Does Pennsylvania charge a transfer tax on land sales?
Yes. Pennsylvania imposes a 1% state realty transfer tax on all property transfers, plus a local tax that is typically 1% in most of Snyder County — bringing the combined rate to approximately 2% of sale price, according to the Pennsylvania Department of Revenue. By custom, this tax is split equally between buyer and seller (each paying 1%), though the split can be negotiated. Cash buyers sometimes cover both sides as part of their offer terms.
Is a title company required to close a land sale in Pennsylvania?

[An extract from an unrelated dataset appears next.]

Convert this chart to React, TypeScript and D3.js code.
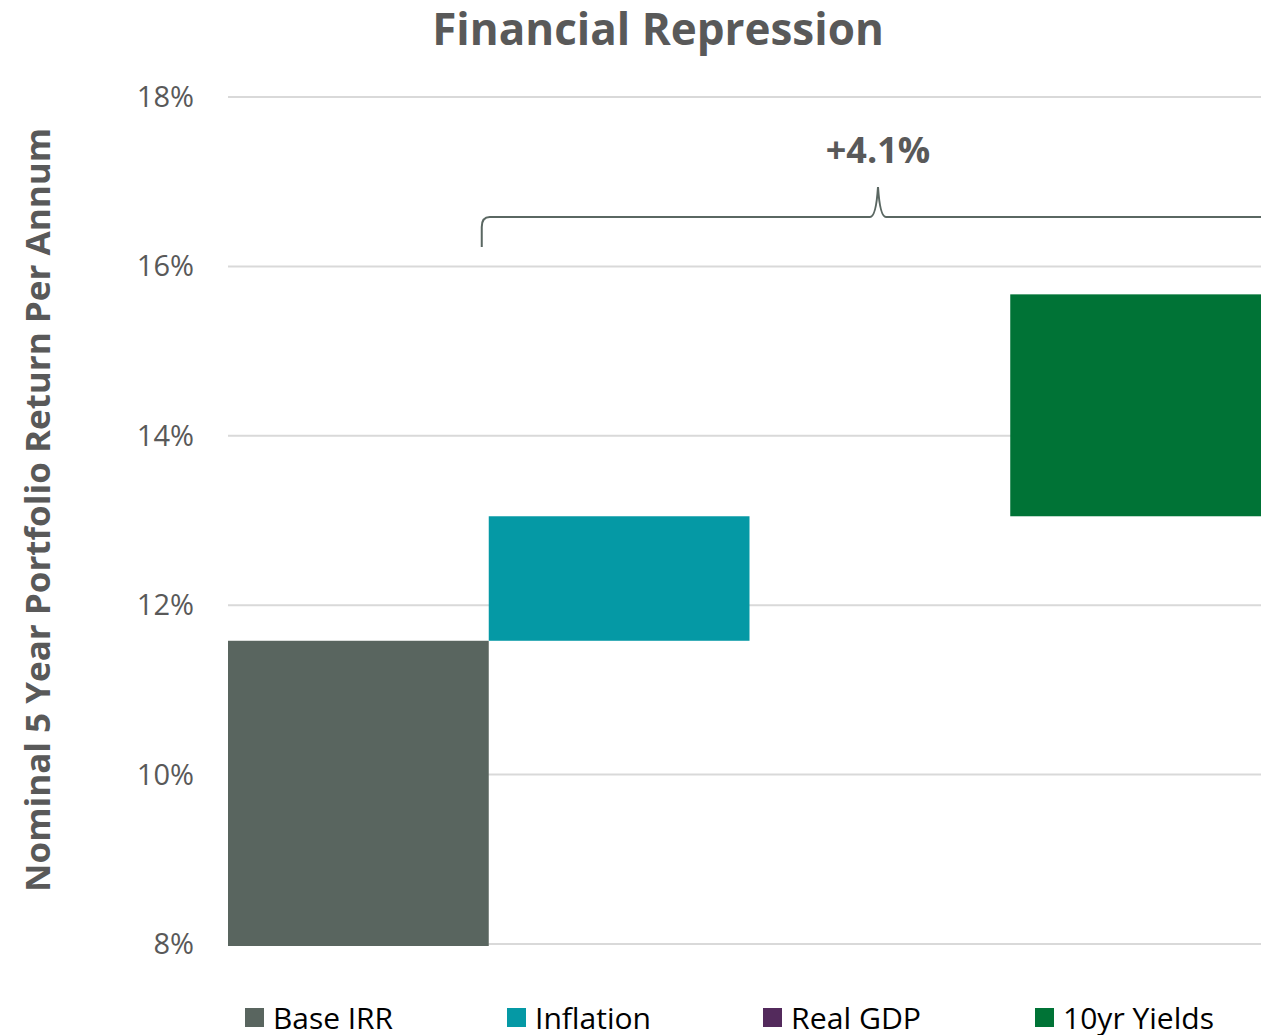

Pennsylvania does not require a licensed attorney for real estate closings, unlike some states. Most transactions use a title company or settlement agent to conduct the title search, prepare the deed, disburse funds, and record the transfer with the county Register & Recorder. An attorney may be retained by either party but is not legally mandated by the state.
What is Clean and Green and how does it affect selling my Snyder County land?
Clean and Green (Act 319) is a Pennsylvania program that taxes qualifying agricultural, open-space, or forest-reserve land of at least 10 acres on its use value rather than its market value — a tax-assessment figure, not a market price. Much of Snyder County's farmland and woodland qualifies. If your parcel is enrolled and you change its use or sell it out of qualifying use, a rollback tax equal to seven years of tax savings plus 6% annual interest can apply, so confirm your enrollment status with the Assessment Office before agreeing to a sale price.
Disclaimer: This article is for informational purposes only and does not constitute legal, financial, or professional advice. Laws and regulations vary by jurisdiction and change over time. Always consult with qualified professionals before making land purchase decisions. Jerez Land is not responsible for actions taken based on this information.